La croissance économique infinie n’est pas soutenable. Le film retrace différentes initiatives montrant comment la richesse peut être créée sans poursuivre cet objectif de croissance. À l’image de l’entreprise Pocheco, qui applique à la lettre le principe de la circularité (matériaux recyclés, récupération de chaleur), où les dividendes des actionnaires sont plutôt réinjectés sous forme de bénéfices dans les capitaux de l’entreprise et où les écarts de salaires entre responsables et employés sont minimisés.
En complément, les expériences de monnaies locales sont aussi mises en lumière et démontrent une économie plus résiliente et plus autonome favorisant le développement des petites entreprises locales.
La démocratie traduit directement cette prise de conscience nécessaire à l’échelle de l’individu mais malheureusement aussi ce sentiment de ne plus se sentir représenté·e·x par les élu·e·x·s. La démocratie est partout en tout temps et ne se trouve pas uniquement dans l’acte du vote. Elle laisse à chaque citoyen·ne·x responsabilité et source d’expression.
Le mouvement citoyen à Reykjavik, Islande où 25 citoyen·ne·x·s élaborent une nouvelle Constitution ciblant les questions de responsabilité et transparence des élu·e·x·s en est l’application directe.
Je fus profondément inspirée par le cas du village de Kuthambakkam, au Chennai en Inde. Là-bas, les habitant·e·x·s sont invité·e·x·s aux assemblées, participent aux prises de décisions et s’activent pour les appliquer. Cela crée inévitablement une démocratie plus puissante, un univers plus en lien, au-delà des classes sociales et où les pouvoirs ne sont plus concentrés, où un citoyen n’a pas d’intérêts contraires à protéger.

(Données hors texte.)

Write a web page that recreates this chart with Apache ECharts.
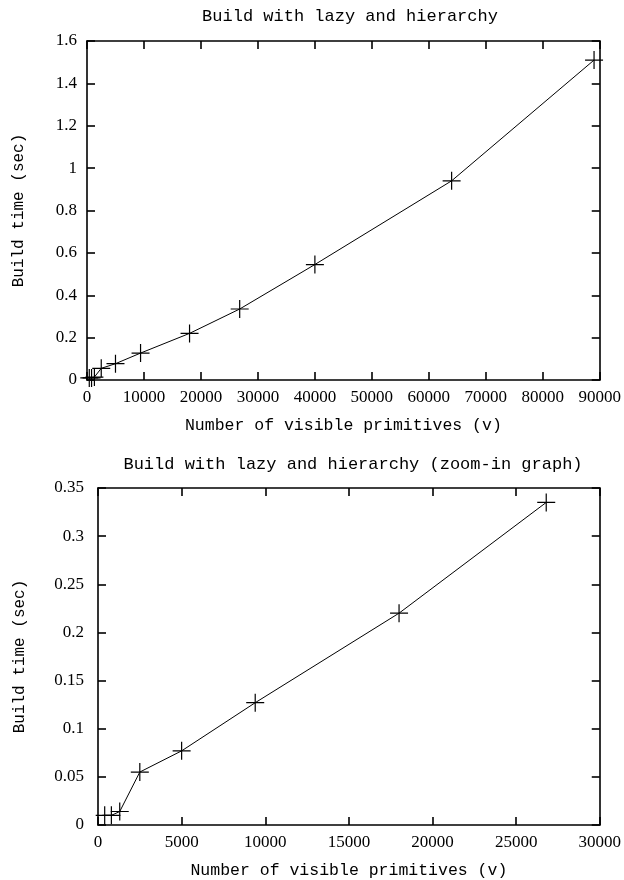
<!DOCTYPE html>
<html>
<head>
<meta charset="utf-8">
<script src="https://cdn.jsdelivr.net/npm/echarts@6/dist/echarts.min.js"></script>
<style>html,body{margin:0;padding:0;background:#fff}#c{width:624px;height:880px}</style>
</head>
<body>
<div id="c"></div>
<script>
const primitives = [400, 800, 1300, 2500, 5000, 9400, 18000, 26800, 40000, 64000, 89000];
const buildTime = [0.010, 0.010, 0.014, 0.055, 0.077, 0.127, 0.220, 0.335, 0.545, 0.940, 1.510];
const zoomPrimitives = [400, 800, 1300, 2500, 5000, 9400, 18000, 26800];
const zoomBuildTime = [0.010, 0.010, 0.014, 0.055, 0.077, 0.127, 0.220, 0.335];
const titles = ['Build with lazy and hierarchy', 'Build with lazy and hierarchy (zoom-in graph)'];
const xName = 'Number of visible primitives (v)';
const yName = 'Build time (sec)';

const mono = '"Liberation Mono", "DejaVu Sans Mono", monospace';
const serif = '"Liberation Serif", "DejaVu Serif", serif';
const fmt = v => String(+(+v).toFixed(2));

function baseAxis(gi, max, interval) {
  return {
    gridIndex: gi, type: 'value', min: 0, max: max, interval: interval,
    axisLine: {show: true, onZero: false, lineStyle: {color: '#000', width: 1.6}},
    axisTick: {show: true, inside: true, length: 8, lineStyle: {color: '#000', width: 1.6}},
    splitLine: {show: false}
  };
}
function xAxisPair(gi, max, interval) {
  return [
    Object.assign(baseAxis(gi, max, interval), {
      position: 'bottom',
      axisLabel: {color: '#000', fontFamily: serif, fontSize: 17, margin: 9, formatter: fmt},
      name: xName, nameLocation: 'middle', nameGap: 37,
      nameTextStyle: {color: '#000', fontFamily: mono, fontSize: 16.5}
    }),
    Object.assign(baseAxis(gi, max, interval), {position: 'top', axisLabel: {show: false}})
  ];
}
function yAxisPair(gi, max, interval, gap, margin) {
  return [
    Object.assign(baseAxis(gi, max, interval), {
      position: 'left',
      axisLabel: {color: '#000', fontFamily: serif, fontSize: 17, margin: margin, formatter: fmt},
      name: yName, nameLocation: 'middle', nameGap: gap, nameRotate: 90,
      nameTextStyle: {color: '#000', fontFamily: mono, fontSize: 16}
    }),
    Object.assign(baseAxis(gi, max, interval), {position: 'right', axisLabel: {show: false}})
  ];
}

const plus = 'path://M0,-1L0,1M-1,0L1,0';
function series(xi, yi, xs, ys) {
  return {
    type: 'line', xAxisIndex: xi, yAxisIndex: yi,
    data: xs.map((x, i) => [x, ys[i]]),
    symbol: plus, symbolSize: 18, showSymbol: true,
    lineStyle: {color: '#000', width: 1},
    itemStyle: {color: 'rgba(0,0,0,0)', borderColor: '#000', borderWidth: 1.2},
    animation: false, silent: true
  };
}

const chart = echarts.init(document.getElementById('c'), null, {renderer: 'canvas'});
chart.setOption({
  backgroundColor: '#fff',
  animation: false,
  title: [
    {text: titles[0], left: 345, top: 3, textAlign: 'center',
     textStyle: {color: '#000', fontFamily: mono, fontSize: 17, fontWeight: 'normal'}},
    {text: titles[1], left: 348, top: 451, textAlign: 'center',
     textStyle: {color: '#000', fontFamily: mono, fontSize: 17, fontWeight: 'normal'}}
  ],
  grid: [
    {left: 87, right: 21, top: 41, height: 339},
    {left: 98, right: 19, top: 488, height: 338}
  ],
  xAxis: [].concat(xAxisPair(0, 90000, 10000), xAxisPair(1, 30000, 5000)),
  yAxis: [].concat(yAxisPair(0, 1.6, 0.2, 60, 10), yAxisPair(1, 0.35, 0.05, 70, 14)),
  series: [
    series(0, 0, primitives, buildTime),
    series(2, 2, zoomPrimitives, zoomBuildTime)
  ]
});
</script>
</body>
</html>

Enfin c’est à Espo, en Finlande, que le dernier sujet est discuté : l’éducation. Le pays présente des résultats en tête du classement Pisa (Programme International pour le Suivi des Acquis des élèves) depuis 2009. Un environnement de confiance entre professeur·e·x·s et élèves est installé et les barrières de hiérarchie sont floutées, laissant place à un tout autre modèle pédagogique. La qualité de cet enseignement réside aussi dans la taille réduite des classes (15 élèves pour deux professeur·e·x·s), permettant ainsi un apprentissage plus personnalisé. Dès le plus jeune âge, iels sont sensibilisé·e·x·s à l’acceptation de l’autre et de la différence, à l’empathie et à la bienveillance. Ce chapitre prend une grande importance autour de ces questions. En effet, l’évolution des mentalités doit avoir lieu dès le plus jeune âge.
Demain a finalement attiré plus d’un million de spectateur·rice·x·s dans les salles en France, a été distribué dans près de 30 pays et a même remporté en 2016 le César du meilleur film documentaire.
Le film fut projeté dans plusieurs évènements internationaux, de nombreux projets liés aux initiatives ont été lancés et des collectivités ont pris conscience de leur pouvoir. À Genève aussi, les initiatives locales sont mises en valeur dans le film Demain Genève, par la force de quatre genevois qui ont été frappés par le documentaire.
Cyril Dion reviendra sur ces initiatives en 2018, avec à ses côtés Laure Noualhat, qui est quant à elle plutôt sceptique vis-à-vis de l’impact de ces initiatives à échelle minimale sur le changement climatique. L’idée est ici de faire un bilan, sur ce qui fonctionne, ce qui a changé et ce qui en reste.
En effet, si le film Demain a réussi à inspirer en construisant un nouvel imaginaire, aujourd’hui, les initiatives individuelles ne suffisent pas. Les modèles économiques ne changent pas, le système capitaliste continue de détruire les écosystèmes pour toujours plus de croissance alors que les scientifiques nous donnent jusqu’à 2030 pour réduire de moitié les émissions.
Laure Noualhat en a marre des discours positifs. En effet, l’écologie est un sujet sensible car le monde est dans le déni alors que la survie de l’humanité est en jeu et les gens peinent encore à prendre conscience de l’échelle du problème.
Alors, comment faut-il s’adresser aux individus ? Raconter des histoires inspirantes en mettant en avant les initiatives positives sans effrayer, ou montrer la gravité de la réalité ? Nous devons nous montrer prêt·e·x·s à changer, à renoncer, à se contraindre, et à aspirer à une autre société et non celle dont l’objectif est le profit à court terme et le confort maximal que l’on nous vend encore aujourd’hui. Il existe déjà bon nombre de films catastrophistes montrant la fin de notre espèce. Demain est porteur d’espoir et propose de commencer quelque part, plutôt que d’attendre que quelqu’un le fasse pour nous. Pour ces raisons, ce film-documentaire remplit l’objectif par la narration de décrire ce à quoi le monde de demain pourrait ressembler et donne envie de le construire.